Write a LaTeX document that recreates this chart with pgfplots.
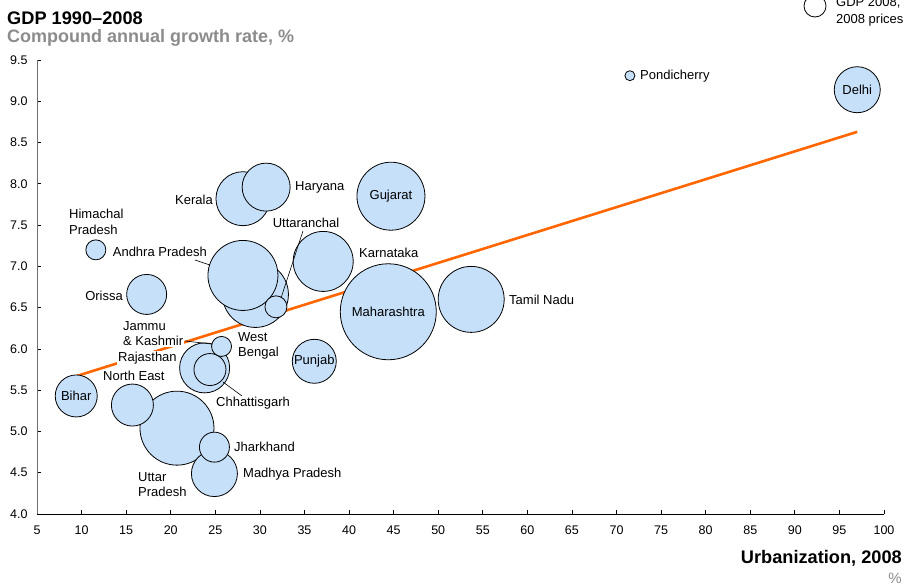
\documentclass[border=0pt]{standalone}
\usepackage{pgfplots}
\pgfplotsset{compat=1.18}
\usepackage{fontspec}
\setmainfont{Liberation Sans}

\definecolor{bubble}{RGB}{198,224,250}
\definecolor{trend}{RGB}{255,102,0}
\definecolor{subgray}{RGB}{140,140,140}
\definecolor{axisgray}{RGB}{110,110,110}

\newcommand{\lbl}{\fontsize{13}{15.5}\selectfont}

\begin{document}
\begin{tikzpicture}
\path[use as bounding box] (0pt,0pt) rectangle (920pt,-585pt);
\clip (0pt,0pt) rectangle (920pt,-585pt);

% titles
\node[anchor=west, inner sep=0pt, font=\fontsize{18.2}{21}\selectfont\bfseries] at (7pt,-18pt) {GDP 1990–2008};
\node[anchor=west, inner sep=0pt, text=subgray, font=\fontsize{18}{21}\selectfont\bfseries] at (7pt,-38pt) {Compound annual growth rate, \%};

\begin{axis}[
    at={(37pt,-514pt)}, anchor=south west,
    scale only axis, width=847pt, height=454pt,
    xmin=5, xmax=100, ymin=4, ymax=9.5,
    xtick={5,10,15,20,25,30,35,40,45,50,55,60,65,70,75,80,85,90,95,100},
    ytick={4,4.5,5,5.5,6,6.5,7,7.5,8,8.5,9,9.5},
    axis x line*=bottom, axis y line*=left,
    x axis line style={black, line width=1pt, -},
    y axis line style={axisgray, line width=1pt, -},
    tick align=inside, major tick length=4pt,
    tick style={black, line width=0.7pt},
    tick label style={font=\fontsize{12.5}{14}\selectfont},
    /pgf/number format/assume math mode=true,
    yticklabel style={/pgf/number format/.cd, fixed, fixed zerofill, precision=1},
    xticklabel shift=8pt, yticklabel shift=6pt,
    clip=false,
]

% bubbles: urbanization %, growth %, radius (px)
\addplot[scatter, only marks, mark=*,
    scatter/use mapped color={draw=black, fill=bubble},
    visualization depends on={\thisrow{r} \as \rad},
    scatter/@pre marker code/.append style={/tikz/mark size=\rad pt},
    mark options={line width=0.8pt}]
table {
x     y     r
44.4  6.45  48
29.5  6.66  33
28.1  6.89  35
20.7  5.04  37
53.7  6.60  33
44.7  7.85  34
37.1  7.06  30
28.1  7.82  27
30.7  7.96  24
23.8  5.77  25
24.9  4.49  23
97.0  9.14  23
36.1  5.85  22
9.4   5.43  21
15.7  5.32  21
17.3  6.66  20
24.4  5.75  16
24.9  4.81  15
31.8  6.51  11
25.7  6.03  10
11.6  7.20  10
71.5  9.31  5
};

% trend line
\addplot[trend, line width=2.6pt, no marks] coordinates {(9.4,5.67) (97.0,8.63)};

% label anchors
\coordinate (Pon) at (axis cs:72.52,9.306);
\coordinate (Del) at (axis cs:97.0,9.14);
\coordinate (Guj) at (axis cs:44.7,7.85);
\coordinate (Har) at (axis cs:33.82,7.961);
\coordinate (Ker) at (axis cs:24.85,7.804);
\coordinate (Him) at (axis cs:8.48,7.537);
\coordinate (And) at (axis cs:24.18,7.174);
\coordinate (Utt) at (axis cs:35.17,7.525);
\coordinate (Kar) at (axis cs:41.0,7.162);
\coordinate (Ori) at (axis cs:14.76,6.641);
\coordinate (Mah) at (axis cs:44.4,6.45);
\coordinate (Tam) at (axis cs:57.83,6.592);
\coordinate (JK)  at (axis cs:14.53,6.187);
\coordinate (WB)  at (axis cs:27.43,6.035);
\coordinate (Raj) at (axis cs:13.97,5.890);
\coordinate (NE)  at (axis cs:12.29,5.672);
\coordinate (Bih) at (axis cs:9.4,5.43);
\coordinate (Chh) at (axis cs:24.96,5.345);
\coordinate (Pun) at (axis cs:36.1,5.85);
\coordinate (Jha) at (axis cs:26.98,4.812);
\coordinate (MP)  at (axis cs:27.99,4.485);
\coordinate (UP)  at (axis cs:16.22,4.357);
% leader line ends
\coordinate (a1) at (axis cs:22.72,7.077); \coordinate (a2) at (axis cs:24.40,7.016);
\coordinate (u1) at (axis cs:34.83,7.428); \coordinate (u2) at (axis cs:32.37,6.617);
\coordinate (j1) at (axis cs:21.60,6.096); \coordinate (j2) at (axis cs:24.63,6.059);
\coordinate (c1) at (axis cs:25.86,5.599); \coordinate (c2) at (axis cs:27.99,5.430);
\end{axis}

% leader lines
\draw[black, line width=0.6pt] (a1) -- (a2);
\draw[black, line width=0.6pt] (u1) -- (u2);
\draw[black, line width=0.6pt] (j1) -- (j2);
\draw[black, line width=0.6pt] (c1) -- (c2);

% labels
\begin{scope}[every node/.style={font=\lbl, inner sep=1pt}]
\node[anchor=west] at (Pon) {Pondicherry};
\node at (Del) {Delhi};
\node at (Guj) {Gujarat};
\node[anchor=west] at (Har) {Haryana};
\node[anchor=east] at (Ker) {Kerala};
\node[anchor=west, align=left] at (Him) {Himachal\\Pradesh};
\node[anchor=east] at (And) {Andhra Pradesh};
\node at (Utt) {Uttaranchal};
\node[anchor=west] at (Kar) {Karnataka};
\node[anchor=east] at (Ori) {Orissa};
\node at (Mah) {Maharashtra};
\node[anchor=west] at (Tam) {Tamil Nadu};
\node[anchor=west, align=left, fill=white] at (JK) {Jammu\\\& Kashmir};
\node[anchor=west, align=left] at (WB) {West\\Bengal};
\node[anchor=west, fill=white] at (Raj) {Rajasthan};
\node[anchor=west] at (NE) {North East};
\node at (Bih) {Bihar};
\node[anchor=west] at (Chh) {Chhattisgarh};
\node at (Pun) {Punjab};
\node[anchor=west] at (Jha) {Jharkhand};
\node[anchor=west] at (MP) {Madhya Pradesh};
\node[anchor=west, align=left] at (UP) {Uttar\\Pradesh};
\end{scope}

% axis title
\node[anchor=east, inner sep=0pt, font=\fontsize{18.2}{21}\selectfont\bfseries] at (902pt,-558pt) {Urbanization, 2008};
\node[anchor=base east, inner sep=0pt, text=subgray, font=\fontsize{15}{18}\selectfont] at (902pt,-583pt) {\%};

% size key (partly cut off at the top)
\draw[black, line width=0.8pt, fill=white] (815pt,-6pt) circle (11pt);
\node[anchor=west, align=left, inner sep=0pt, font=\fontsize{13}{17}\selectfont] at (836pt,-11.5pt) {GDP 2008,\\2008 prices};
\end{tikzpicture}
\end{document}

--

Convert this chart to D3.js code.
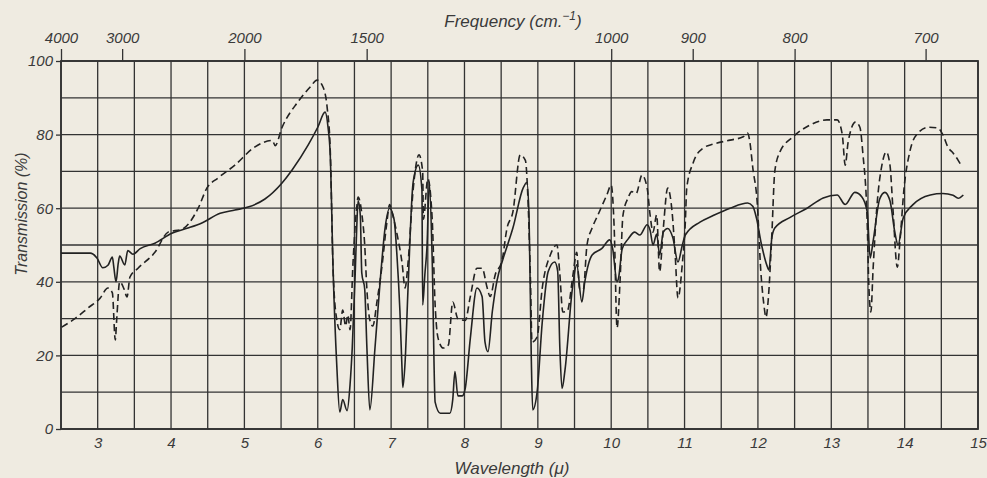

--

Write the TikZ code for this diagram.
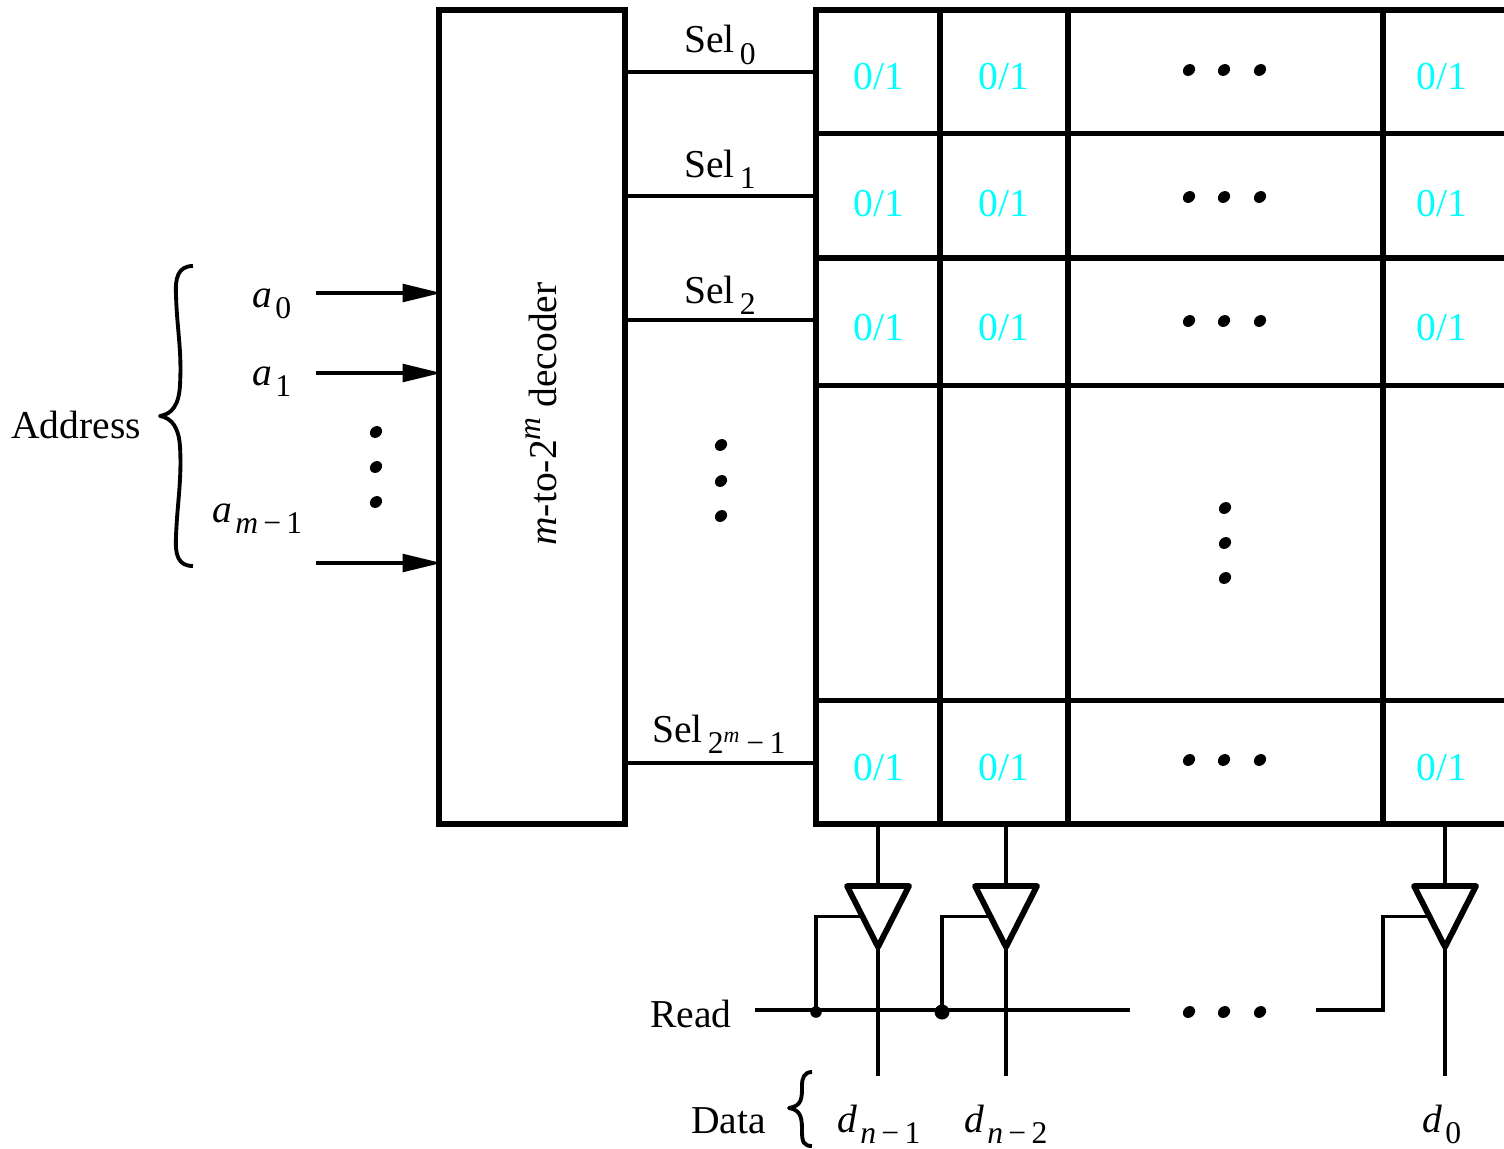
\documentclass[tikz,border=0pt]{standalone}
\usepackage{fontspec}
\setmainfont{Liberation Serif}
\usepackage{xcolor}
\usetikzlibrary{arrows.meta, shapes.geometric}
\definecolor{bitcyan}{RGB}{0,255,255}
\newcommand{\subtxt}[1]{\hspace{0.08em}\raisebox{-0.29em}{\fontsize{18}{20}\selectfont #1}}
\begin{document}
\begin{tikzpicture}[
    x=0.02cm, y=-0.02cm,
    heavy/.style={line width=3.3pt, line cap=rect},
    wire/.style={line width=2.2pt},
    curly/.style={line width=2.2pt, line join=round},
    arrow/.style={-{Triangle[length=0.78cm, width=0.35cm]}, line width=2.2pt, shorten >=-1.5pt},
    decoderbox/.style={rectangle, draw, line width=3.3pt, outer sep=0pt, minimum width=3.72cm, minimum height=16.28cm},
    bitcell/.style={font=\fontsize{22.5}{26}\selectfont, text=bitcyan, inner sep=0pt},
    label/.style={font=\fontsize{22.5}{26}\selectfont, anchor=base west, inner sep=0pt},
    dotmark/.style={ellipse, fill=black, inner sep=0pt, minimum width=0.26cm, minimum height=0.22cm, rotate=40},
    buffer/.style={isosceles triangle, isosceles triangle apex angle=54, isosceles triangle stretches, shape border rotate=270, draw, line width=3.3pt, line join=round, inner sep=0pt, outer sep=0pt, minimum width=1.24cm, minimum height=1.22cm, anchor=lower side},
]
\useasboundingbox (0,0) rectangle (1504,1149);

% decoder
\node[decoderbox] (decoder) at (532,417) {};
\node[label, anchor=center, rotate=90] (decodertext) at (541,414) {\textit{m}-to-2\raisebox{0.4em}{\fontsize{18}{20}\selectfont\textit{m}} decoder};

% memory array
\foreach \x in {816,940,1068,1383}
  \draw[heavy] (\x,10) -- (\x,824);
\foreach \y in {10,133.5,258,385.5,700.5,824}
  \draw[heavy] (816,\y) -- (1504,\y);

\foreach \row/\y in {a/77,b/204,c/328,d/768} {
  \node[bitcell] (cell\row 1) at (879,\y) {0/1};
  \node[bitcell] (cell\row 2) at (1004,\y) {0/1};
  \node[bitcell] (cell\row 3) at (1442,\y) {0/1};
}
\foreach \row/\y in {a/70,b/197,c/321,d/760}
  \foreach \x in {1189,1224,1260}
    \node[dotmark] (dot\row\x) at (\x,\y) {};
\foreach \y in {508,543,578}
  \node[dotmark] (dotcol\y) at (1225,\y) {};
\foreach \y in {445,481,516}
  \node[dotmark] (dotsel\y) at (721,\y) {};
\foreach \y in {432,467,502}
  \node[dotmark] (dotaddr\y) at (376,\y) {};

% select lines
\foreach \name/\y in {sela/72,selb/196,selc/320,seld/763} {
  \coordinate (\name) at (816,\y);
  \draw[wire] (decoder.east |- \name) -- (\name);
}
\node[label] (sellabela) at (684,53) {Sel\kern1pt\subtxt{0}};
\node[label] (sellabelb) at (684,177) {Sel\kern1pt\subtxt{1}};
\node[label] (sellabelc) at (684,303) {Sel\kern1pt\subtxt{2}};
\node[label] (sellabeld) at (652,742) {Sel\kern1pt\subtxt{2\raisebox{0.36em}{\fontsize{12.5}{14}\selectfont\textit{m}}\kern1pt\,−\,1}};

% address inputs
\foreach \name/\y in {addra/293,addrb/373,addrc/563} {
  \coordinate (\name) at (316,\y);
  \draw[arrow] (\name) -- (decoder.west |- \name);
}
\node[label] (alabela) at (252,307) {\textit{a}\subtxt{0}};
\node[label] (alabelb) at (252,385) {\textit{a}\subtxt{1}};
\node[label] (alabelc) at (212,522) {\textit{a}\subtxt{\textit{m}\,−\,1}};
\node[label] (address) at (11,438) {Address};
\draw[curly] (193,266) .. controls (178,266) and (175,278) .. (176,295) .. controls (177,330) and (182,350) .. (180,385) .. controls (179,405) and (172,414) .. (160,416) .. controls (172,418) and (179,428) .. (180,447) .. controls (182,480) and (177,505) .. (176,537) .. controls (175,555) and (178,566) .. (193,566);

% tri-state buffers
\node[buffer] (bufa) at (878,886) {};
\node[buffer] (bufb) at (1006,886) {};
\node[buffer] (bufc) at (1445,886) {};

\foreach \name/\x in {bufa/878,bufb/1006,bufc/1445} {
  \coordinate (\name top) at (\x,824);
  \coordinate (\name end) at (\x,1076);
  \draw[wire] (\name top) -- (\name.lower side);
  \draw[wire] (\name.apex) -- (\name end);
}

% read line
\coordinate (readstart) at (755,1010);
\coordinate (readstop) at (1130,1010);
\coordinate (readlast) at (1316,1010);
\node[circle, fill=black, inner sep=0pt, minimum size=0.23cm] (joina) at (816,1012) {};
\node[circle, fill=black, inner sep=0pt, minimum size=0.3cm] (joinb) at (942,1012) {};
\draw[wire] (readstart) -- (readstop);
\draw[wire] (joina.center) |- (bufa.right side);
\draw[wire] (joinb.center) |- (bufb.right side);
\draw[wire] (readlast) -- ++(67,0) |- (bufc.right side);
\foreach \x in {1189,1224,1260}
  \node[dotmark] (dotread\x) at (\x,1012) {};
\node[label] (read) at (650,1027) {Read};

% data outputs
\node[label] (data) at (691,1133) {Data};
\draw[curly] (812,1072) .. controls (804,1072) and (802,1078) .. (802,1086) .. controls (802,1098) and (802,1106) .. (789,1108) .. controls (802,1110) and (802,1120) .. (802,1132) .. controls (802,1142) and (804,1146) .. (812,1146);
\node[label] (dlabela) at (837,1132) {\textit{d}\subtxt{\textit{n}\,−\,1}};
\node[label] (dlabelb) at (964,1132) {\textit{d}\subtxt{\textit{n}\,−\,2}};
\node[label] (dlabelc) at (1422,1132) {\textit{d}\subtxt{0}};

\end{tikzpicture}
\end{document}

EXERCISE DETAILS ->
Only a number is wanted: how many lines contain "chart"?

COMPLETED EXERCISE ->
2